Connecticut's in-state draw game Lucky4Lìfe, which began in 2009, became a regional game three years later. Now called Lucky for Life, it replaced the Tri-State game Weekly Grand Extra.

The third version of the game began on September 17, 2013. As with the first multi-state Lucky for Life, first prize is $1000-per-day-for-life (split by multiple winners); the current game has a second prize of $25,000-per-year-for-life. For the first time, a winner of a "lifetime" (first- or second- prize) has the option of choosing cash.

The current version, which began on January 27, 2015, is offered by 22 lotteries plus the District of Columbia. Players choose 5 of 48 white balls, and a "Lucky Ball" from 18 green balls in the second machine.

====Mega Millions====

Maine joined Mega Millions on May 9, 2010, several months after U.S. lotteries, which initially could offer either Mega Millions or Powerball, could add the other game. Mega Millions plays are $2 each; with Megaplier, $3. Jackpots begin at $20 million.

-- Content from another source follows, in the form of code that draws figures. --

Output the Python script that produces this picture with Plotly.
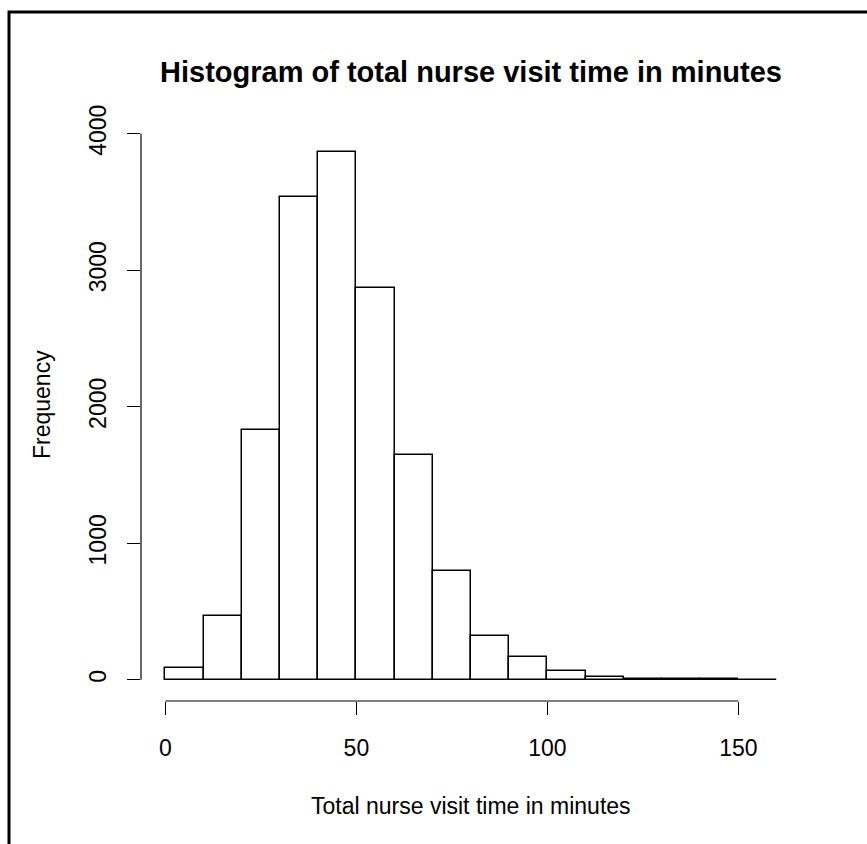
import plotly.graph_objects as go

bin_edges = [0, 10, 20, 30, 40, 50, 60, 70, 80, 90, 100, 110, 120, 130, 140, 150, 160]
counts = [86, 465, 1830, 3536, 3869, 2869, 1648, 800, 320, 164, 66, 18, 9, 7, 7, 2]
x_ticks = [0, 50, 100, 150]
y_ticks = [0, 1000, 2000, 3000, 4000]

title_text = "Histogram of total nurse visit time in minutes"
x_title = "Total nurse visit time in minutes"
y_title = "Frequency"

centers = [(a + b) / 2 for a, b in zip(bin_edges[:-1], bin_edges[1:])]
widths = [b - a for a, b in zip(bin_edges[:-1], bin_edges[1:])]

FONT = "Liberation Sans, Arial, sans-serif"

fig = go.Figure()
fig.add_trace(go.Bar(
    x=centers, y=counts, width=widths,
    marker=dict(color="white", line=dict(color="black", width=1.5)),
    hoverinfo="x+y",
))

W, H = 867, 844
L, R, T, B = 141, 66, 130, 143
pw, ph = W - L - R, H - T - B

def px_x(p):
    return (p - L) / pw

def px_y(p):
    return (H - B - p) / ph

fig.update_layout(
    width=W, height=H,
    margin=dict(l=L, r=R, t=T, b=B, pad=0),
    paper_bgcolor="white", plot_bgcolor="white",
    showlegend=False,
    bargap=0,
    font=dict(family=FONT, size=23, color="black"),
    xaxis=dict(
        range=[bin_edges[0] - 0.04 * (bin_edges[-1] - bin_edges[0]),
               bin_edges[-1] + 0.04 * (bin_edges[-1] - bin_edges[0])],
        tickmode="array", tickvals=x_ticks, ticktext=[str(v) for v in x_ticks],
        ticks="outside", ticklen=13, tickwidth=1.2, tickcolor="black",
        showline=False, showgrid=False, zeroline=False,
        tickfont=dict(family=FONT, size=23, color="black"),
        ticklabelstandoff=13,
    ),
    yaxis=dict(
        range=[-155, 4027],
        tickmode="array", tickvals=y_ticks, ticktext=[str(v) for v in y_ticks],
        tickangle=-90,
        ticks="outside", ticklen=13, tickwidth=1.2, tickcolor="black",
        showline=False, showgrid=False, zeroline=False,
        tickfont=dict(family=FONT, size=23, color="black"),
        ticklabelstandoff=12,
    ),
    shapes=[
        dict(type="line", xref="x", yref="paper", x0=x_ticks[0], x1=x_ticks[-1], y0=0, y1=0,
             line=dict(color="black", width=1.2)),
        dict(type="line", xref="paper", yref="y", x0=0, x1=0, y0=y_ticks[0], y1=y_ticks[-1],
             line=dict(color="black", width=1.2)),
        dict(type="rect", xref="paper", yref="paper",
             x0=px_x(9), x1=px_x(940), y0=px_y(12), y1=px_y(900),
             line=dict(color="black", width=3), fillcolor="rgba(0,0,0,0)"),
    ],
    annotations=[
        dict(text="<b>" + title_text + "</b>", xref="paper", yref="paper",
             x=0.5, y=px_y(72), xanchor="center", yanchor="middle",
             showarrow=False, font=dict(family=FONT, size=29, color="black")),
        dict(text=x_title, xref="paper", yref="paper",
             x=0.5, y=px_y(806), xanchor="center", yanchor="middle",
             showarrow=False, font=dict(family=FONT, size=23, color="black")),
        dict(text=y_title, xref="paper", yref="paper", textangle=-90,
             x=px_x(42), y=px_y(405), xanchor="center", yanchor="middle",
             showarrow=False, font=dict(family=FONT, size=23, color="black")),
    ],
)

fig.write_html("out.html", config={"displayModeBar": False},
               post_script="document.body.style.margin='0';document.body.style.overflow='hidden';")
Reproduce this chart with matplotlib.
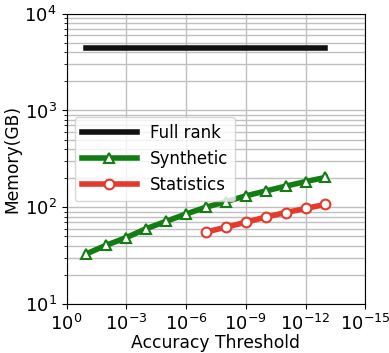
import matplotlib
matplotlib.use('Agg')
import matplotlib.pyplot as plt

# Accuracy thresholds (x) and memory in GB (y)
full_x = [1e-1, 1e-13]
full_y = [4400, 4400]

syn_x = [1e-1, 1e-2, 1e-3, 1e-4, 1e-5, 1e-6, 1e-7, 1e-8, 1e-9, 1e-10, 1e-11, 1e-12, 1e-13]
syn_y = [33, 40.5, 48.5, 60, 71.5, 85, 100, 114, 131, 147, 165, 184, 203]

stat_x = [1e-7, 1e-8, 1e-9, 1e-10, 1e-11, 1e-12, 1e-13]
stat_y = [55.5, 62, 70, 79, 88, 97, 107]

plt.rcParams['font.size'] = 13

fig = plt.figure(figsize=(3.89, 3.53), dpi=100)
ax = fig.add_axes([0.171, 0.139, 0.768, 0.822])

ax.plot(full_x, full_y, color='#111111', linewidth=4, label='Full rank')
ax.plot(syn_x, syn_y, color='#137d13', linewidth=4, marker='^', markersize=7,
        markerfacecolor='white', markeredgewidth=1.5, label='Synthetic')
ax.plot(stat_x, stat_y, color='#e5392b', linewidth=4, marker='o', markersize=7,
        markerfacecolor='white', markeredgewidth=1.5, label='Statistics')

ax.set_xscale('log')
ax.set_yscale('log')
ax.set_xlim(1e0, 1e-15)
ax.set_ylim(1e1, 1e4)
ax.set_xticks([1e0, 1e-3, 1e-6, 1e-9, 1e-12, 1e-15])
ax.xaxis.set_minor_locator(matplotlib.ticker.NullLocator())

ax.grid(True, which='both', color='#c0c0c0', linewidth=1)
ax.set_axisbelow(True)

ax.set_xlabel('Accuracy Threshold', fontsize=12.3, labelpad=0)
ax.set_ylabel('Memory(GB)', fontsize=12.3, labelpad=2)

ax.legend(loc='center left', fontsize=12, handlelength=3.3)

fig.savefig('out.png', dpi=100)
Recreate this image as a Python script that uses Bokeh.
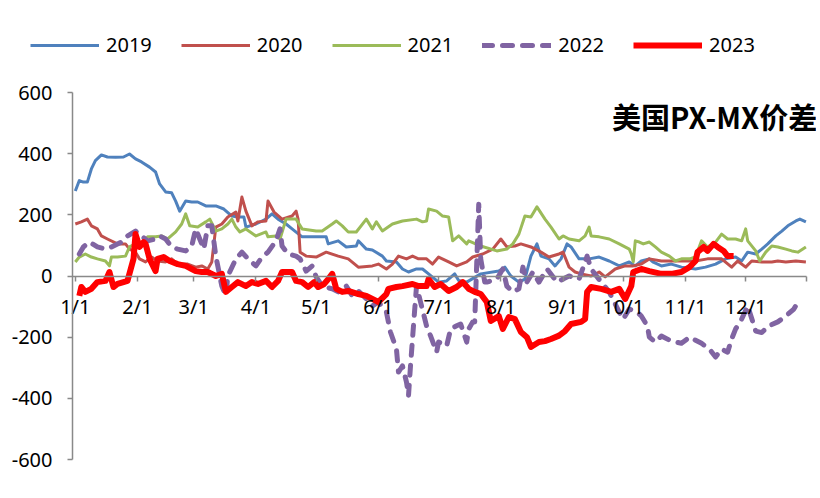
from bokeh.plotting import figure
from bokeh.models import Range1d, FixedTicker, Legend, LegendItem, Label
from bokeh.embed import file_html
from bokeh.resources import INLINE

# x = day of year (0 = 1/1)
month_ticks = [0, 31, 59, 90, 120, 151, 181, 212, 243, 273, 304, 334]
month_labels = ["1/1", "2/1", "3/1", "4/1", "5/1", "6/1", "7/1", "8/1", "9/1", "10/1", "11/1", "12/1"]
x_start = -1.4
x_end = 364.3
y_ticks = [-600, -400, -200, 0, 200, 400, 600]
y_tick_labels = ["-600", "-400", "-200", "0", "200", "400", "600"]

d2019 = [0, 2, 4, 6, 8, 10, 13, 16, 20, 24, 27, 30, 33, 37, 40, 42, 45, 48, 50, 52, 55, 58, 61, 65, 70, 74, 78, 81, 84, 85,
         90, 95, 98, 101, 105, 108, 113, 118, 125, 126, 131, 135, 140, 141, 145, 148, 153, 155, 160, 163, 166, 170, 173, 176,
         181, 185, 189, 191, 195, 202, 211, 214, 217, 221, 224, 227, 230, 232, 236, 239, 242, 245, 247, 251, 256, 261, 266,
         271, 276, 279, 282, 286, 288, 292, 297, 302, 309, 314, 319, 324, 329, 332, 335, 339, 342, 345, 349, 352, 355, 359,
         361, 364]
v2019 = [278, 312, 307, 307, 350, 377, 396, 389, 388, 389, 399, 383, 373, 356, 340, 301, 275, 272, 245, 212, 245, 242, 242,
         229, 229, 219, 196, 193, 193, 160, 170, 186, 203, 186, 170, 154, 128, 128, 128, 105, 115, 95, 98, 115, 88, 85, 65,
         49, 46, 23, 13, 23, 23, 7, -20, -16, 7, -15, -20, 7, 16, 29, 0, -20, -10, 65, 105, 65, 56, 33, 56, 105, 95, 56, 56,
         62, 49, 33, 46, 33, 49, 56, 45, 33, 39, 29, 23, 29, 39, 56, 62, 49, 78, 72, 88, 105, 131, 147, 164, 180, 186, 177]

d2020 = [0, 3, 6, 8, 11, 13, 16, 21, 25, 27, 30, 32, 35, 38, 41, 45, 48, 51, 56, 60, 63, 66, 68, 70, 73, 76, 80, 81, 83, 85,
         88, 91, 95, 96, 99, 103, 108, 110, 111, 112, 115, 120, 125, 131, 136, 141, 148, 151, 155, 158, 161, 165, 168, 171,
         175, 178, 181, 186, 190, 195, 198, 203, 208, 212, 215, 219, 222, 227, 232, 236, 241, 243, 246, 249, 252, 257, 261,
         264, 269, 274, 278, 282, 286, 292, 301, 309, 315, 322, 327, 330, 334, 337, 342, 347, 350, 354, 359, 364]
v2020 = [170, 177, 186, 164, 154, 131, 121, 105, 105, 88, 78, 56, 46, 62, 49, 46, 56, 39, 39, 29, 33, 23, 46, 160, 170, 193,
         209, 180, 258, 212, 164, 177, 180, 245, 209, 186, 196, 212, 186, 78, 65, 62, 78, 65, 56, 29, 33, 39, 23, 39, 65, 56,
         65, 56, 56, 39, 62, 46, 33, 46, 62, 72, 88, 121, 95, 98, 105, 95, 78, 62, 72, 78, 29, 13, 7, 0, 13, -3, 23, 33, 33,
         39, 56, 49, 49, 49, 56, 56, 29, 49, 29, 49, 46, 46, 49, 46, 49, 46]

d2021 = [0, 2, 5, 8, 11, 15, 17, 18, 21, 25, 27, 30, 33, 36, 40, 43, 46, 50, 53, 55, 57, 61, 65, 67, 70, 73, 76, 78, 80, 82,
         85, 90, 95, 96, 100, 102, 105, 110, 113, 120, 123, 128, 130, 133, 136, 140, 145, 148, 150, 153, 158, 163, 170, 173,
         175, 176, 180, 183, 186, 188, 191, 195, 196, 202, 210, 215, 218, 221, 224, 227, 230, 234, 237, 241, 243, 246, 251,
         254, 256, 257, 261, 266, 271, 276, 277, 278, 279, 281, 283, 286, 289, 292, 296, 299, 302, 306, 309, 312, 315, 319,
         322, 325, 329, 332, 334, 335, 339, 341, 344, 347, 350, 354, 357, 360, 364]
v2021 = [46, 62, 72, 62, 56, 49, 33, 62, 62, 65, 95, 105, 105, 128, 128, 131, 121, 144, 170, 203, 164, 160, 177, 186, 147,
         154, 170, 186, 160, 144, 154, 131, 144, 128, 131, 121, 186, 186, 154, 147, 147, 170, 180, 164, 144, 144, 186, 154,
         177, 147, 170, 180, 186, 177, 180, 219, 212, 196, 193, 115, 131, 105, 115, 98, 82, 88, 105, 137, 196, 193, 226, 186,
         160, 121, 131, 121, 115, 131, 160, 131, 128, 121, 105, 88, 72, 46, 115, 111, 105, 111, 95, 78, 65, 49, 56, 56, 62,
         115, 95, 111, 137, 121, 121, 115, 154, 115, 82, 49, 78, 98, 95, 88, 82, 78, 95]

d2022 = [2, 4, 7, 11, 15, 18, 23, 26, 30, 33, 36, 40, 42, 45, 48, 51, 55, 58, 60, 62, 64, 66, 68, 70, 73, 75, 76, 80, 83, 86,
         90, 93, 96, 100, 102, 103, 106, 110, 112, 115, 118, 120, 123, 128, 131, 135, 138, 141, 145, 148, 151, 155, 157, 160,
         161, 163, 165, 166, 167, 168, 169, 170, 172, 175, 177, 180, 181, 185, 187, 190, 192, 195, 196, 198, 199, 201, 202,
         204, 205, 210, 213, 215, 218, 221, 223, 225, 228, 231, 235, 240, 243, 246, 251, 255, 257, 262, 266, 271, 273, 276,
         280, 282, 285, 286, 289, 292, 297, 302, 306, 312, 316, 319, 322, 325, 327, 329, 332, 335, 339, 342, 345, 350, 354,
         358, 361]
v2022 = [72, 95, 111, 95, 88, 95, 111, 131, 147, 131, 115, 121, 131, 121, 95, 88, 82, 98, 154, 121, 88, 164, 164, 65, -33,
         -65, 0, 56, 78, 56, 33, 62, 78, 115, 154, 98, 72, 65, 56, 16, 33, -3, -33, -42, -52, -33, -65, -49, -75, -98, -85,
         -118, -183, -239, -314, -294, -347, -392, -294, -206, -118, -33, -85, -163, -196, -249, -216, -229, -173, -163, -157,
         -216, -173, -150, -150, 235, 56, -20, -20, -10, 23, -33, -52, -42, 29, -20, 13, -20, 23, -20, -10, 0, -10, 65, 23,
         -20, -52, -118, -141, -108, -118, -131, -163, -200, -216, -196, -213, -220, -200, -220, -239, -265, -239, -249, -206,
         -173, -141, -98, -180, -185, -165, -150, -131, -108, -75]

d2023 = [2, 3, 5, 8, 11, 15, 17, 19, 21, 24, 26, 29, 30, 32, 34, 35, 37, 40, 41, 44, 47, 51, 55, 58, 60, 63, 66, 70, 73, 75,
         78, 81, 85, 88, 91, 95, 98, 101, 103, 108, 110, 113, 116, 119, 121, 124, 126, 128, 130, 133, 136, 141, 145, 148, 151,
         155, 156, 160, 163, 168, 171, 175, 176, 179, 182, 186, 190, 193, 196, 199, 202, 205, 207, 211, 213, 216, 219, 222,
         225, 227, 231, 234, 237, 241, 244, 247, 252, 254, 255, 257, 262, 267, 271, 274, 277, 278, 282, 286, 292, 297, 302,
         306, 309, 310, 313, 315, 318, 320, 323, 325, 328]
v2023 = [-65, -36, -52, -42, -20, -16, 13, -36, -26, -20, -16, 56, 137, 95, 111, 105, 56, 16, 56, 62, 49, 39, 33, 23, 16, 13,
         13, 0, 7, -52, -36, -20, -33, -20, -26, -16, -36, -16, 13, 13, -16, -20, -36, -20, -36, -26, -10, 7, -42, -52, -49,
         -59, -65, -75, -85, -59, -42, -36, -33, -26, -33, -33, -10, -36, -26, -49, -36, -20, -42, -52, -59, -85, -147, -131,
         -173, -134, -141, -183, -200, -232, -216, -213, -206, -195, -180, -157, -150, -141, -52, -36, -42, -52, -42, -75, -33,
         13, 23, 16, 7, 7, 13, 29, 49, 78, 95, 82, 105, 95, 82, 65, 65]

FONT = "Noto Sans"
AXIS_GRAY = "#898989"

# The frame fills the whole canvas so that legend, title and axis labels are never clipped;
# the ranges are widened so that the plotting area (-1.4..364.3, -600..600) sits where the reference has it.
W, H = 816, 480
SX = 734 / (x_end - x_start)       # px per day
SY = 367 / 1200.0                  # px per unit
X0 = x_start - 72 / SX
X1 = X0 + W / SX
Y1 = 600 + 92 / SY
Y0 = Y1 - H / SY

p = figure(width=W, height=H, output_backend="svg", toolbar_location=None, title=None,
           x_range=Range1d(X0, X1), y_range=Range1d(Y0, Y1),
           min_border=0, min_border_left=0, min_border_right=0, min_border_top=0, min_border_bottom=0)
p.outline_line_color = None
p.grid.visible = False
p.background_fill_color = "white"
p.border_fill_color = "white"

# y axis at x = start of the year
ya = p.yaxis[0]
ya.fixed_location = x_start
ya.bounds = (-600, 600)
ya.ticker = FixedTicker(ticks=y_ticks)
ya.major_label_overrides = {t: lab for t, lab in zip(y_ticks, y_tick_labels)}
ya.axis_line_color = AXIS_GRAY
ya.axis_line_width = 1.5
ya.major_tick_line_color = AXIS_GRAY
ya.major_tick_line_width = 1.5
ya.major_tick_out = 5
ya.major_tick_in = 0
ya.minor_tick_line_color = None
ya.major_label_standoff = 15
ya.major_label_text_font = FONT
ya.major_label_text_font_size = "20px"
ya.major_label_text_color = "black"

# x axis crossing at zero
xa = p.xaxis[0]
xa.fixed_location = 0
xa.bounds = (x_start, x_end)
xa.ticker = FixedTicker(ticks=month_ticks + [x_end])
overrides = {t: lab for t, lab in zip(month_ticks, month_labels)}
overrides[x_end] = ""
xa.major_label_overrides = overrides
xa.axis_line_color = AXIS_GRAY
xa.axis_line_width = 1.5
xa.major_tick_line_color = AXIS_GRAY
xa.major_tick_line_width = 1.5
xa.major_tick_out = 5
xa.major_tick_in = 0
xa.minor_tick_line_color = None
xa.major_label_standoff = 12
xa.major_label_text_font = FONT
xa.major_label_text_font_size = "20px"
xa.major_label_text_color = "black"

r19 = p.line(d2019, v2019, line_color="#4F81BD", line_width=3, line_join="round")
r20 = p.line(d2020, v2020, line_color="#C0504D", line_width=3, line_join="round")
r21 = p.line(d2021, v2021, line_color="#9BBB59", line_width=3, line_join="round")
r22 = p.line(d2022, v2022, line_color="#8064A2", line_width=5, line_dash="10 10",
             line_cap="round", line_join="round")
r23 = p.line(d2023, v2023, line_color="#FF0000", line_width=6, line_join="round")

legend = Legend(items=[LegendItem(label="2019", renderers=[r19]),
                       LegendItem(label="2020", renderers=[r20]),
                       LegendItem(label="2021", renderers=[r21]),
                       LegendItem(label="2022", renderers=[r22]),
                       LegendItem(label="2023", renderers=[r23])],
                orientation="horizontal", location=(30, 422),
                glyph_width=69, glyph_height=20, label_height=20, label_standoff=7,
                spacing=29, padding=0, margin=0,
                border_line_color=None, background_fill_alpha=0,
                label_text_font=FONT, label_text_font_size="20px", label_text_color="black")
p.add_layout(legend)

title = Label(x=369.6, y=523, text="美国PX-MX价差", text_align="right", text_baseline="middle",
              text_font="Noto Sans CJK SC", text_font_size="29px", text_font_style="bold",
              text_color="black")
p.add_layout(title)

open("out.html", "w").write(file_html(p, INLINE))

Mega Millions' most recent format change was in October 2017.

====Powerball====

Powerball jackpots begin at $40 million(annuitized), and increase by at least $10 million if not won. Games cost $2 each; with Power Play, $3. There are nine prize levels; second prize is $1,000,000(cash) in a $2 game; if Power Play was selected, $2,000,000.

Maine had been a MUSL member from 1990 to 1992, offering Lotto*America; Maine opted out of MUSL when Lotto*America was replaced by Powerball.

==Instant Tickets/Fast Play==
Maine offers scratch-off tickets with price points of $1, $2, $3, $5, $10, $20, and $25. Maine also offers Fast Play terminal-generated "instant tickets". Fast Play tickets are part of the Tri-State compact.